Monday, November 28, 2011

My choices concerning "sexy" clothing

Before I start I just wanted to say this is just my personal choice and don't necessarily care what other people do or wear because it's their right to do so and they're free to do so if it makes them happy. But this just concerns the reasons for my choice not to wear "Sexy" stuff everyday. I'm not trying to be a self-righteous bigot and I would be hypocrtical if I sat here and condemned everything about it. There's nothing necessarily bad about looking a certain way and it can be an art form if viewed in certain ways so I keep my mind open and don't see a major issue with it in general. My intention is definitly not to judge anyone because that would also be hypocritical of me and this is just my preferences, views and opinions; and as you know everyone has a different opinion and I'm by no mean right or wrong depending on how you view it.

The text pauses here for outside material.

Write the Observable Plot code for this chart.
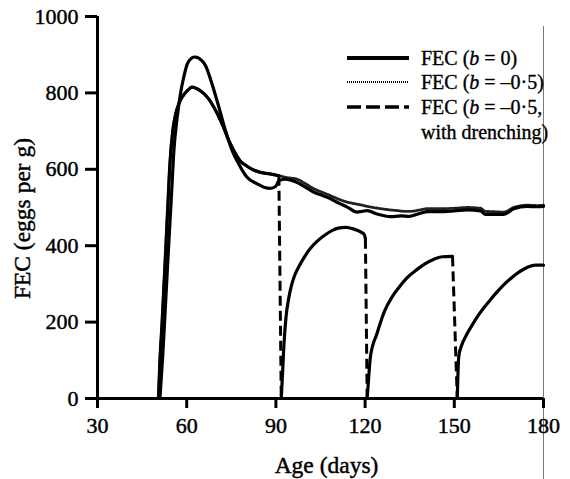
<!DOCTYPE html>
<html><head><meta charset="utf-8">
<script src="https://cdn.jsdelivr.net/npm/d3@7"></script>
<script src="https://cdn.jsdelivr.net/npm/@observablehq/plot@0.6"></script>
<style>
body{margin:0;background:#fff;}
#wrap{position:relative;width:570px;height:479px;font-family:"Liberation Serif",serif;color:#000;}
#wrap svg text{paint-order:stroke;stroke:#000;stroke-width:0.45px;}
.lg{position:absolute;font-size:20px;white-space:nowrap;-webkit-text-stroke:0.35px #000;}
.sw{position:absolute;}
</style></head>
<body><div id="wrap"></div>
<script>
// ---- data ----
const xTicks = [30, 60, 90, 120, 150, 180];
const yTicks = [0, 200, 400, 600, 800, 1000];

const b0Days = [51, 52, 53, 54, 55, 55.7, 56.8, 57.9, 59, 60.2, 61.5, 62.5, 63.5, 65, 66.3, 68.5, 70.8, 73, 75.3, 77.5, 80.3, 83.7, 86, 88.2, 90, 91, 93, 97, 100, 102.8, 105.5, 108.4, 111, 114, 117.3, 119, 120.7, 124, 128.5, 132, 135, 138.6, 141, 146.5, 150, 154.3, 158.8, 160.5, 163, 166.7, 170, 174.5, 178, 180];
const b0Fec  = [0, 120, 265, 410, 550, 650, 736, 798, 841, 876, 890, 894, 893, 885, 872, 824, 763, 702, 649, 614, 579, 562, 553, 550, 556, 570, 574, 566, 553, 540, 532, 523, 512, 501, 488, 490, 492, 483, 476, 478, 477, 485, 489, 489, 491, 494, 491, 482, 482, 482, 497, 503, 502, 503];

const b05Days = [50.5, 51, 51.7, 52.5, 53.5, 54.4, 55.3, 56.3, 57.5, 59, 60.5, 61.8, 63.5, 65.8, 67.5, 69.1, 71.9, 74.2, 76.4, 78, 80.3, 82.5, 84.8, 88, 91, 94, 97.1, 100, 102.8, 105.5, 108.4, 111, 114, 117, 119.6, 122, 125.2, 128, 130.8, 133, 135.3, 138.6, 141, 146.5, 150, 154.3, 158.8, 160.5, 163, 166.7, 170, 174.5, 178, 180];
const b05Fec  = [0, 100, 196, 320, 480, 620, 700, 745, 775, 795, 808, 815, 811, 798, 783, 763, 719, 675, 641, 622, 608, 598, 592, 588, 583, 578, 574, 562, 549, 540, 531, 522, 514, 509, 505, 501, 497, 494, 492, 490, 490, 494, 497, 497, 498, 500, 498, 490, 489, 488, 500, 506, 505, 506];

// drenching: identical to b = -0.5 until the first drench, then three recoveries
const firstDrench = 91;
const rec1Days = [91.8, 92.2, 92.7, 93.4, 94.3, 95.2, 96.3, 97.5, 99.4, 101.5, 103.9, 106.5, 109, 111, 113.5, 116, 118.5, 119.8, 120.1];
const rec1Fec  = [0, 60, 140, 213, 262, 295, 322, 342, 368, 392, 412, 428, 440, 446, 448, 444, 436, 428, 418];
const rec2Days = [120.7, 121.2, 121.8, 124, 126.5, 129, 131.5, 134, 137.5, 140, 143, 146, 149.4];
const rec2Fec  = [0, 55, 110, 170, 228, 265, 292, 315, 338, 352, 364, 371, 372];
const rec3Days = [151, 151.5, 152.5, 154, 156, 158, 160, 162.2, 164.4, 166.7, 169, 171.2, 173.5, 175.5, 177.5, 180];
const rec3Fec  = [0, 110, 140, 165, 192, 217, 238, 259, 279, 298, 314, 328, 339, 346, 349, 349];

// ---- build tables ----
const zip = (d, v) => d.map((x, i) => ({day: x, fec: v[i]}));
const b0 = zip(b0Days, b0Fec);
const b05 = zip(b05Days, b05Fec);
const pre = b05.filter(d => d.day <= firstDrench);
const recs = [zip(rec1Days, rec1Fec), zip(rec2Days, rec2Fec), zip(rec3Days, rec3Fec)];
const segs = [pre, ...recs];
const recData = recs.flatMap((s, i) => s.map(d => ({...d, seg: i})));
const drops = [];
for (let i = 0; i < segs.length - 1; i++) {
  const a = segs[i][segs[i].length - 1], b = segs[i + 1][0];
  drops.push({x1: a.day, y1: a.fec, x2: b.day, y2: b.fec});
}

const chart = Plot.plot({
  width: 570, height: 479,
  marginLeft: 97, marginRight: 27, marginTop: 16, marginBottom: 81,
  style: {fontFamily: "Liberation Serif, serif", fontSize: "22px", color: "#000", background: "#fff"},
  x: {domain: [30, 180]},
  y: {domain: [0, 1000]},
  marks: [
    Plot.ruleX([180], {stroke: "#777", strokeWidth: 1, insetTop: 10, insetBottom: -81}),
    Plot.axisX({ticks: xTicks, tickFormat: d => String(d), tickSize: 10, tickPadding: 9, strokeWidth: 3, label: null, fontSize: 22}),
    Plot.axisY({ticks: yTicks, tickFormat: d => String(d), tickSize: 12, tickPadding: 7, strokeWidth: 3, label: null, fontSize: 22}),
    Plot.ruleX([30], {strokeWidth: 3}),
    Plot.ruleY([0], {strokeWidth: 3}),
    Plot.line(b05, {x: "day", y: "fec", curve: "monotone-x", stroke: "#222", strokeWidth: 2.8, strokeDasharray: "1.3,1.3"}),
    Plot.line(b0, {x: "day", y: "fec", curve: "monotone-x", stroke: "#000", strokeWidth: 3.2}),
    Plot.line(pre, {x: "day", y: "fec", curve: "monotone-x", stroke: "#000", strokeWidth: 3.2}),
    Plot.line(recData, {x: "day", y: "fec", z: "seg", curve: "monotone-x", stroke: "#000", strokeWidth: 3.2}),
    Plot.link(drops, {x1: "x1", y1: "y1", x2: "x2", y2: "y2", stroke: "#000", strokeWidth: 3, strokeDasharray: "10,5"}),
    Plot.text(["FEC (eggs per g)"], {frameAnchor: "left", textAnchor: "middle", rotate: -90, dx: -75, dy: 11, fontSize: 23.5, lineAnchor: "middle"}),
    Plot.text(["Age (days)"], {frameAnchor: "bottom", textAnchor: "middle", dx: 6, dy: 67, fontSize: 23.5, lineAnchor: "middle"})
  ]
});

const wrap = document.getElementById("wrap");
wrap.appendChild(chart);

// ---- legend ----
const legendItems = [
  {label: "FEC (<i>b</i> = 0)", dash: null, w: 4, y: 58},
  {label: "FEC (<i>b</i> = –0·5)", dash: "1,1", w: 2.2, y: 82},
  {label: "FEC (<i>b</i> = –0·5,<br>with drenching)", dash: "14,5", w: 3.5, y: 107}
];
legendItems.forEach(it => {
  const sw = document.createElementNS("http://www.w3.org/2000/svg", "svg");
  sw.setAttribute("class", "sw");
  sw.setAttribute("width", 62); sw.setAttribute("height", 10);
  sw.style.left = "347px"; sw.style.top = (it.y - 5) + "px";
  const ln = document.createElementNS("http://www.w3.org/2000/svg", "line");
  ln.setAttribute("x1", 0); ln.setAttribute("x2", 62); ln.setAttribute("y1", 5); ln.setAttribute("y2", 5);
  ln.setAttribute("stroke", "#000"); ln.setAttribute("stroke-width", it.w);
  if (it.dash) ln.setAttribute("stroke-dasharray", it.dash);
  sw.appendChild(ln);
  wrap.appendChild(sw);
  const t = document.createElement("div");
  t.className = "lg";
  t.innerHTML = it.label;
  t.style.left = "421px"; t.style.top = (it.y - 12.5) + "px";
  t.style.lineHeight = "25px";
  wrap.appendChild(t);
});
</script></body></html>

I sometimes get the question "why don't you dress "sexier" when going out?" Needless to say I have a personal pretty non-religious reason for not doing this. One of my biggest reasons is that I don't feel dignified if I wear skimpy stuff often. I think this because I feel looked at as if I'm a tool or an object and I'm not a sex object I'm a person with thoughts and feelings and don't want to be looked upon as if I'm just a slab of meat meant for someone's enjoyment. And feel that I'm belittling my own sex and myself if I went out everyday in short shorts or a lot of cleavage showing. I just don't want certain parts of me to be looked at and I'd rather someone look me in the eye when they talk to me instead of looking down my shirt. Another reason is that I get enough attention on a daily basis and feel a certain amount of modesty about my body in certain environments would lead to a more respectable opinion about "people like me". I want to be viewed as myself but I aslo want to be viewed as "adult" and mature at the same time. Yeah that's contradictory but I do represent subcultures as a whole when I go out and interect with the general public daily and don't want to be seen as necessarily promiscuous and delinquent. I want to be myself as much as possible (which I will no matter what) but also give a civil and good impression with a certain amount of modesty and a good attitude; in order to give people a less narrow viewpoint of Goths etc because a lot of people may only know things about any subculture or group based on what they saw on television. And I want to defy those negative viewpoints of juvenile delinquincy, immaturity and total rebellion. I want them to see that I'm not just some angry rebel or oppositional defiant but I want them to see that I am a person and if I was showing every body part of mine that wouldn't further my goals. I do believe in the right enviornment skimpyness for me is fine such as a club, with close friends, or even something more private or a special occasion involving friends. I don't have a set of "black or white" morals or standards about sexyness but for me to feel comfortable doing so the social context and event has to be right. Like I said for me there is a time and place and school isn't one for me. Sure I go out in all black, a tophat, trenchcoat, crazy makeup, piercings, tattoos and boots but I feel that is going far enough in a day. Even I have my limits lol.
But I just want to make a fairly good impression on a daily basis to people who may be ignorant and full of misconceptions about a subculture or the lifestyle I like. And I also want to feel comfortable, respectable and less like an object to others. Like I said these are just my boundaries, preferences and hypocthetical judgments but there really isn't necessarily anything wrong with sexy clothing and people can do whatever they please it's their lives not mine and I refuse to condemn someone doing what makes them happy and who isn't hurting anyone. I also try not to judge by outward appearance because I'd be a hypocrite if I so blatantly did that and felt justified in doing so in the process. I refuse to be like the people who judged me for doing what made me happy so I live and let live even if I don't totally agree with some things. Again these are just my choices and they're fluent and change depending on the context of a situation or how I feel at the time. I'm not trying to condemn anyone because I believe in the concept of "live and let live" and everyone is free to do what makes them happy is these are just opinions and preferences on a normal day. I don't care what anyone else does and I'm sorry if this is offensive because I really didn't mean for it to be and I apologize ahead of time if it does bother anyone then just tell me and I won't say anything or be mad at you. Feel free to discuss on here and disagree with me because you are free to do so and this isn't about religious reasons or my "moral compass" necessarily.